Государь, я не в состоянии отдать Вам ясного отчета в месяце, проведенном мною в Париже, потому что это был месяц духовного пьянства. Не я один, все были пьяны: одни от безумного страха, другие от безумного восторга, от безумных надежд. Я вставал в пять, в четыре часа поутру и ложился в два; был целый день на ногах, участвовал решительно во всех собраниях, сходбищах, клубах, процессиях, прогулках, демонстрациях [196], одним словом втягивал в себя всеми чувствами, всеми порами упоительную революционную атмосферу.
Это был пир без начала и без конца; тут я видел всех и никого не видел, потому что все терялись в одной гуляющей бесчисленной толпе; говорил со всеми и не помнил, ни что им говорил, ни что мне говорили, потому что на каждом шагу новые предметы, новые приключения, новые известия. К поддержанию и усилению всеобщей горячки немало способствовали также известия, приходившие беспрестанно из прочей Европы; бывало только и слышишь: «On se bat a Berlin; le roi a pris la fuite apres avoir prononce un discours! – On s'est battu a Vienne, Metternich s'est enfui, la Republique est proclamee! Toute l'Allemagne se souleve. Les Italiens ont triomphe a Milan, a Venise les autrichiens ont subi une honteuse defaite! La Republique y est proclamee; toute l'Europe devient Republique… Vive la Republique!»…(«В Берлине дерутся, король бежал, произнеся перед этим речь! Дрались в Вене, Меттерних бежал, провозглашена республика! Вся Германия восстает. Итальянцы одержали победу в Милане; в Венеции австрийцы потерпели позорное поражение. Там провозглашена республика. Вся Европа становится республикой. Да здравствует республика!»)
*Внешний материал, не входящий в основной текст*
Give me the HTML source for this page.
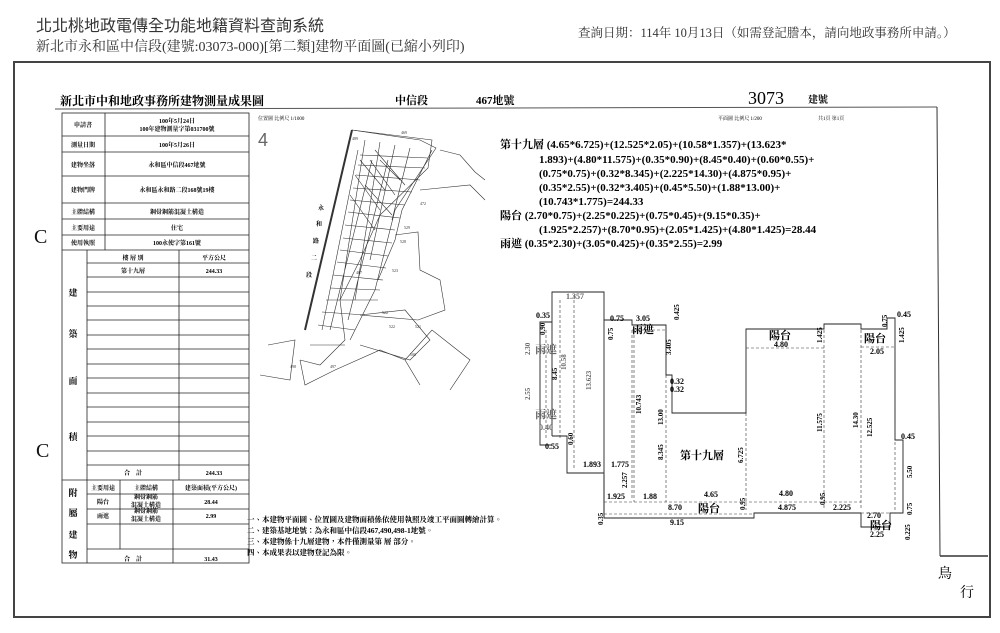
<!DOCTYPE html>
<html><head><meta charset="utf-8"><style>
html,body{margin:0;padding:0;background:#fff;}
body{width:1000px;height:633px;position:relative;overflow:hidden;font-family:"Liberation Serif","Noto Serif CJK SC","Noto Sans CJK TC",serif;color:#111;}
.t{position:absolute;white-space:nowrap;}
svg{position:absolute;left:0;top:0;}
</style></head><body>
<div class="t" style="left:36px;top:12px;font-size:16px;color:#333;font-family:'Liberation Sans','Noto Sans CJK TC',sans-serif;">北北桃地政電傳全功能地籍資料查詢系統</div>
<div class="t" style="left:36px;top:36px;font-size:14px;color:#333;">新北市永和區中信段(建號:03073-000)[第二類]建物平面圖(已縮小列印)</div>
<div class="t" style="left:578px;top:23px;font-size:12.5px;color:#333;">查詢日期：114年 10月13日（如需登記謄本，請向地政事務所申請。）</div>

<svg width="1000" height="633" viewBox="0 0 1000 633" font-family="Liberation Serif, Noto Serif CJK TC, serif">
<rect x="14" y="62" width="976" height="555" fill="none" stroke="#444" stroke-width="2"/>
<text x="60" y="105" font-size="12" font-weight="bold">新北市中和地政事務所建物測量成果圖</text>
<text x="395" y="104" font-size="11" font-weight="bold">中信段</text>
<text x="476" y="104" font-size="11" font-weight="bold">467地號</text>
<text x="748" y="104" font-size="18">3073</text>
<text x="808" y="103" font-size="10" font-weight="bold">建號</text>
<line x1="55" y1="109" x2="937" y2="107" stroke="#555" stroke-width="1"/>
<line x1="937" y1="107" x2="940" y2="556" stroke="#333" stroke-width="1"/>
<line x1="940" y1="556" x2="988" y2="556" stroke="#333" stroke-width="1.5"/>
<text x="718" y="120" font-size="5">平面圖 比例尺 1/200</text>
<text x="818" y="120" font-size="5">共1頁 第1頁</text>
<text x="258" y="120" font-size="5">位置圖 比例尺 1/1000</text>
<text x="258" y="146" font-size="18" fill="#666" font-family="Liberation Sans">4</text>
<text x="938" y="578" font-size="14">鳥</text>
<text x="960" y="597" font-size="14">行</text>
<g stroke="#222" stroke-width="0.8" fill="none">
<rect x="62" y="113" width="187" height="450"/>
<line x1="105" y1="113" x2="105" y2="250"/>
<line x1="62" y1="136" x2="249" y2="136"/>
<line x1="62" y1="152" x2="249" y2="152"/>
<line x1="62" y1="176" x2="249" y2="176"/>
<line x1="62" y1="203" x2="249" y2="203"/>
<line x1="62" y1="219" x2="249" y2="219"/>
<line x1="62" y1="235" x2="249" y2="235"/>
<line x1="62" y1="250" x2="249" y2="250"/>
<line x1="87" y1="250" x2="87" y2="563"/>
<line x1="179" y1="250" x2="179" y2="480"/>
<line x1="87" y1="263" x2="249" y2="263"/>
<line x1="87" y1="277" x2="249" y2="277"/>
<line x1="87" y1="292" x2="249" y2="292"/>
<line x1="87" y1="306" x2="249" y2="306"/>
<line x1="87" y1="320" x2="249" y2="320"/>
<line x1="87" y1="335" x2="249" y2="335"/>
<line x1="87" y1="349" x2="249" y2="349"/>
<line x1="87" y1="364" x2="249" y2="364"/>
<line x1="87" y1="378" x2="249" y2="378"/>
<line x1="87" y1="393" x2="249" y2="393"/>
<line x1="87" y1="407" x2="249" y2="407"/>
<line x1="87" y1="422" x2="249" y2="422"/>
<line x1="87" y1="436" x2="249" y2="436"/>
<line x1="87" y1="451" x2="249" y2="451"/>
<line x1="87" y1="465" x2="249" y2="465"/>
<line x1="62" y1="480" x2="249" y2="480"/>
<line x1="120" y1="480" x2="120" y2="549"/>
<line x1="173" y1="480" x2="173" y2="563"/>
<line x1="87" y1="494" x2="249" y2="494"/>
<line x1="87" y1="509" x2="249" y2="509"/>
<line x1="87" y1="524" x2="249" y2="524"/>
<line x1="87" y1="549" x2="249" y2="549"/>
</g>
<g font-size="6" font-weight="bold" text-anchor="middle">
<text x="83" y="127">申請書</text>
<text x="177" y="123">100年5月24日</text><text x="177" y="131">100年建物測量字第031700號</text>
<text x="83" y="147">測量日期</text><text x="177" y="147">100年5月26日</text>
<text x="83" y="167">建物坐落</text><text x="177" y="167">永和區中信段467地號</text>
<text x="83" y="192">建物門牌</text><text x="177" y="192">永和區永和路二段168號19樓</text>
<text x="83" y="214">主體結構</text><text x="177" y="214">鋼骨鋼筋混凝土構造</text>
<text x="83" y="230">主要用途</text><text x="177" y="230">住宅</text>
<text x="83" y="245">使用執照</text><text x="177" y="245">100永使字第161號</text>
<text x="133" y="260">樓 層 別</text><text x="214" y="260">平方公尺</text>
<text x="133" y="273">第十九層</text><text x="214" y="273">244.33</text>
<text x="133" y="475">合　計</text><text x="214" y="475">244.33</text>
<text x="103" y="490">主要用途</text><text x="146" y="490">主體結構</text><text x="211" y="490">建築面積(平方公尺)</text>
<text x="103" y="504">陽台</text><text x="146" y="499">鋼骨鋼筋</text><text x="146" y="507">混凝土構造</text><text x="211" y="504">28.44</text>
<text x="103" y="518">雨遮</text><text x="146" y="513">鋼骨鋼筋</text><text x="146" y="521">混凝土構造</text><text x="211" y="518">2.99</text>
<text x="133" y="561">合　計</text><text x="211" y="561">31.43</text>
</g>
<g font-size="9" font-weight="bold" text-anchor="middle">
<text x="73" y="296">建</text><text x="73" y="337">築</text><text x="73" y="384">面</text><text x="73" y="440">積</text>
<text x="73" y="496">附</text><text x="73" y="516">屬</text><text x="73" y="538">建</text><text x="73" y="558">物</text>
</g>
<text x="34" y="243" font-size="20" fill="#111">C</text>
<text x="36" y="457" font-size="20" fill="#111">C</text>
<g font-size="7.5" font-weight="bold">
<text x="247" y="522">一、本建物平面圖、位置圖及建物面積係依使用執照及竣工平面圖轉繪計算。</text>
<text x="247" y="533">二、建築基地地號：為永和區中信段467,490,498-1地號。</text>
<text x="247" y="544">三、本建物係十九層建物，本件僅測量第 層 部分。</text>
<text x="247" y="555">四、本成果表以建物登記為限。</text>
</g>
<g stroke="#333" stroke-width="0.6" fill="none">
<line x1="352" y1="130" x2="305" y2="330" stroke-width="2"/>
<polyline points="352,130 432,140 428,168 380,215 360,260 340,300 345,340 320,365 300,360"/>
<polyline points="352,130 420,140 436,148 395,210 375,290 350,340"/>
<polyline points="432,150 402,210 395,240 378,280"/>
<path d="M360,155 L428,158 M356,175 L420,180 M350,200 L405,205 M345,225 L395,230 M340,250 L388,256 M333,275 L383,280 M326,300 L378,300 M318,325 L355,330 M310,345 L345,345 M358,165 L425,168 M353,188 L412,192 M348,212 L400,218 M343,238 L392,243 M337,262 L386,268 M330,288 L380,290 M322,312 L365,315"/>
<path d="M365,140 L340,300 M380,142 L355,300 M395,145 L370,260 M410,148 L392,220 M372,160 L330,330 M388,160 L348,320 M358,150 L322,330"/>
<path d="M360,160 L385,190 M370,160 L395,195 M380,160 L400,180 M355,175 L380,210 M365,185 L392,215 M350,195 L375,230 M375,150 L405,185"/>
<polyline points="395,235 418,232 420,270 440,280 445,310 418,320 360,315"/>
<polyline points="360,315 405,310 430,340 410,360 360,345"/>
<polyline points="300,360 305,385 335,370 380,350 405,360 420,385"/>
<polyline points="405,360 432,330 470,360 450,390"/>
<polyline points="268,345 295,340 290,380 260,375"/>
<polyline points="440,150 460,155 475,172 485,180"/>
<polyline points="420,190 470,185 485,200"/>
</g>
<g font-size="4" fill="#333">
<text x="352" y="140">489</text><text x="401" y="134">469</text><text x="420" y="205">472</text><text x="404" y="229">529</text>
<text x="400" y="243">528</text><text x="392" y="272">523</text><text x="382" y="314">522</text><text x="389" y="328">522</text>
<text x="415" y="328">521</text><text x="410" y="356">500</text><text x="330" y="368">497</text><text x="290" y="368">498</text>
<text x="356" y="274">467</text>
</g>
<g font-size="6" font-weight="bold"><text x="318" y="210">永</text><text x="316" y="226">和</text><text x="313" y="243">路</text><text x="311" y="260">二</text><text x="306" y="277">段</text></g>
<g font-size="11" font-weight="bold">
<text x="500" y="148">第十九層 (4.65*6.725)+(12.525*2.05)+(10.58*1.357)+(13.623*</text>
<text x="539" y="163">1.893)+(4.80*11.575)+(0.35*0.90)+(8.45*0.40)+(0.60*0.55)+</text>
<text x="539" y="177">(0.75*0.75)+(0.32*8.345)+(2.225*14.30)+(4.875*0.95)+</text>
<text x="539" y="191">(0.35*2.55)+(0.32*3.405)+(0.45*5.50)+(1.88*13.00)+</text>
<text x="539" y="205">(10.743*1.775)=244.33</text>
<text x="500" y="219">陽台 (2.70*0.75)+(2.25*0.225)+(0.75*0.45)+(9.15*0.35)+</text>
<text x="539" y="233">(1.925*2.257)+(8.70*0.95)+(2.05*1.425)+(4.80*1.425)=28.44</text>
<text x="500" y="247">雨遮 (0.35*2.30)+(3.05*0.425)+(0.35*2.55)=2.99</text>
</g>
<g stroke="#222" stroke-width="0.9" fill="none">
<polyline points="552,436 552,292 604,292 604,518 754,518 754,513 861,513 861,527 890,527 890,513 903,513 903,440 895,440 895,318 887,318 887,329 861,329 861,324 824,324 824,329 746,329 746,413 672,413 672,375 666,375 666,325 632,325 632,320 604,320"/>
<polyline points="552,436 567,436 567,473 574,473 604,473"/>
<polyline points="552,322 540,322 540,445 552,445"/>
<line x1="604" y1="475" x2="604" y2="518"/>
</g>
<g stroke="#333" stroke-width="0.6" fill="none" stroke-dasharray="3,2">
<line x1="574" y1="295" x2="574" y2="470"/>
<line x1="632" y1="330" x2="632" y2="500"/>
<line x1="632" y1="330" x2="666" y2="330"/>
<line x1="634" y1="330" x2="634" y2="502"/>
<line x1="666" y1="330" x2="666" y2="502"/>
<line x1="604" y1="502" x2="754" y2="502"/>
<line x1="604" y1="514" x2="754" y2="514"/>
<line x1="746" y1="348" x2="824" y2="348"/>
<line x1="746" y1="413" x2="746" y2="510"/>
<line x1="754" y1="502" x2="861" y2="502"/>
<line x1="824" y1="330" x2="824" y2="510"/>
<line x1="861" y1="330" x2="861" y2="510"/>
<line x1="861" y1="347" x2="895" y2="347"/>
<line x1="895" y1="347" x2="895" y2="510"/>
<line x1="861" y1="513" x2="903" y2="513"/>
<line x1="560" y1="300" x2="560" y2="440"/>
<line x1="546" y1="330" x2="546" y2="440"/>
</g>
<g font-size="8" font-weight="bold">
<text x="566" y="299" fill="#666">1.357</text>
<text x="610" y="321">0.75</text><text x="636" y="321">3.05</text>
<text x="632" y="333" font-size="11">雨遮</text>
<text x="769" y="339" font-size="11">陽台</text><text x="774" y="347">4.80</text>
<text x="864" y="342" font-size="11">陽台</text><text x="870" y="354">2.05</text>
<text x="897" y="317">0.45</text>
<text x="670" y="384">0.32</text><text x="670" y="392">0.32</text>
<text x="901" y="439">0.45</text>
<text x="583" y="467">1.893</text><text x="611" y="467">1.775</text>
<text x="607" y="499">1.925</text><text x="643" y="499">1.88</text>
<text x="704" y="497">4.65</text><text x="779" y="496">4.80</text>
<text x="668" y="510">8.70</text><text x="698" y="512" font-size="11">陽台</text>
<text x="778" y="510">4.875</text><text x="833" y="510">2.225</text>
<text x="670" y="525">9.15</text>
<text x="867" y="518">2.70</text><text x="870" y="529" font-size="11">陽台</text><text x="870" y="537">2.25</text>
<text x="680" y="459" font-size="11">第十九層</text>
<text x="536" y="318">0.35</text><text x="539" y="430" fill="#666">0.40</text><text x="545" y="449">0.55</text>
<text x="535" y="353" font-size="11" fill="#666">雨遮</text><text x="535" y="418" font-size="11" fill="#666">雨遮</text>
</g>
<g font-size="7" font-weight="bold">
<text transform="translate(591,390) rotate(-90)" fill="#666">13.623</text>
<text transform="translate(613,340) rotate(-90)">0.75</text>
<text transform="translate(641,414) rotate(-90)">10.743</text>
<text transform="translate(671,355) rotate(-90)">3.405</text>
<text transform="translate(679,320) rotate(-90)">0.425</text>
<text transform="translate(663,425) rotate(-90)">13.00</text>
<text transform="translate(663,460) rotate(-90)">8.345</text>
<text transform="translate(627,488) rotate(-90)">2.257</text>
<text transform="translate(743,463) rotate(-90)">6.725</text>
<text transform="translate(822,343) rotate(-90)">1.425</text>
<text transform="translate(822,432) rotate(-90)">11.575</text>
<text transform="translate(858,428) rotate(-90)">14.30</text>
<text transform="translate(872,437) rotate(-90)">12.525</text>
<text transform="translate(887,327) rotate(-90)">0.75</text>
<text transform="translate(904,343) rotate(-90)">1.425</text>
<text transform="translate(912,478) rotate(-90)">5.50</text>
<text transform="translate(912,515) rotate(-90)">0.75</text>
<text transform="translate(910,540) rotate(-90)">0.225</text>
<text transform="translate(825,505) rotate(-90)">0.95</text>
<text transform="translate(745,510) rotate(-90)">0.95</text>
<text transform="translate(603,525) rotate(-90)">0.35</text>
<text transform="translate(545,335) rotate(-90)">0.90</text>
<text transform="translate(530,355) rotate(-90)" fill="#666">2.30</text>
<text transform="translate(530,400) rotate(-90)" fill="#666">2.55</text>
<text transform="translate(557,380) rotate(-90)">8.45</text>
<text transform="translate(566,370) rotate(-90)" fill="#666">10.58</text>
<text transform="translate(573,445) rotate(-90)">0.60</text>
</g>
</svg>
</body></html>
Казалось, что весь мир переворотился; невероятное сделалось обыкновенным, невозможное возможным, возможное же и обыкновенное – бессмысленным. Одним словом ум находился тогда в таком состоянии, что если бы кто пришел и сказал «le bon Dieu vient detre chasse du ciel, la republique y est proclamee!» («Бог прогнан с неба, там провозглашена республика!»), так все бы поверили и никто бы не удивился.
И не одни только демократы находились в таком опьянении; напротив демократы первые отрезвились, потому что должны были приняться за дело и укрепить за собою власть, упавшую в их руки каким-то неожиданным чудом. Консервативная партия и династическая оппозиция, сделавшаяся через день консервативнее самих консерваторов, одним словом люди старого порядка верили во все чудеса и во все невозможности более, чем все демократы; они уже думали, что дважды два перестало быть четыре, и сам Тьер [197]объявил: «il ne nous reste plus qu'une chose, c'est de nous faire oublier» («Нам осталось только одно; дать о себе забыть»).
Сим одним и объясняются и та поспешность и то единодушие, с которыми все города провинции и классы во Франции признали республику.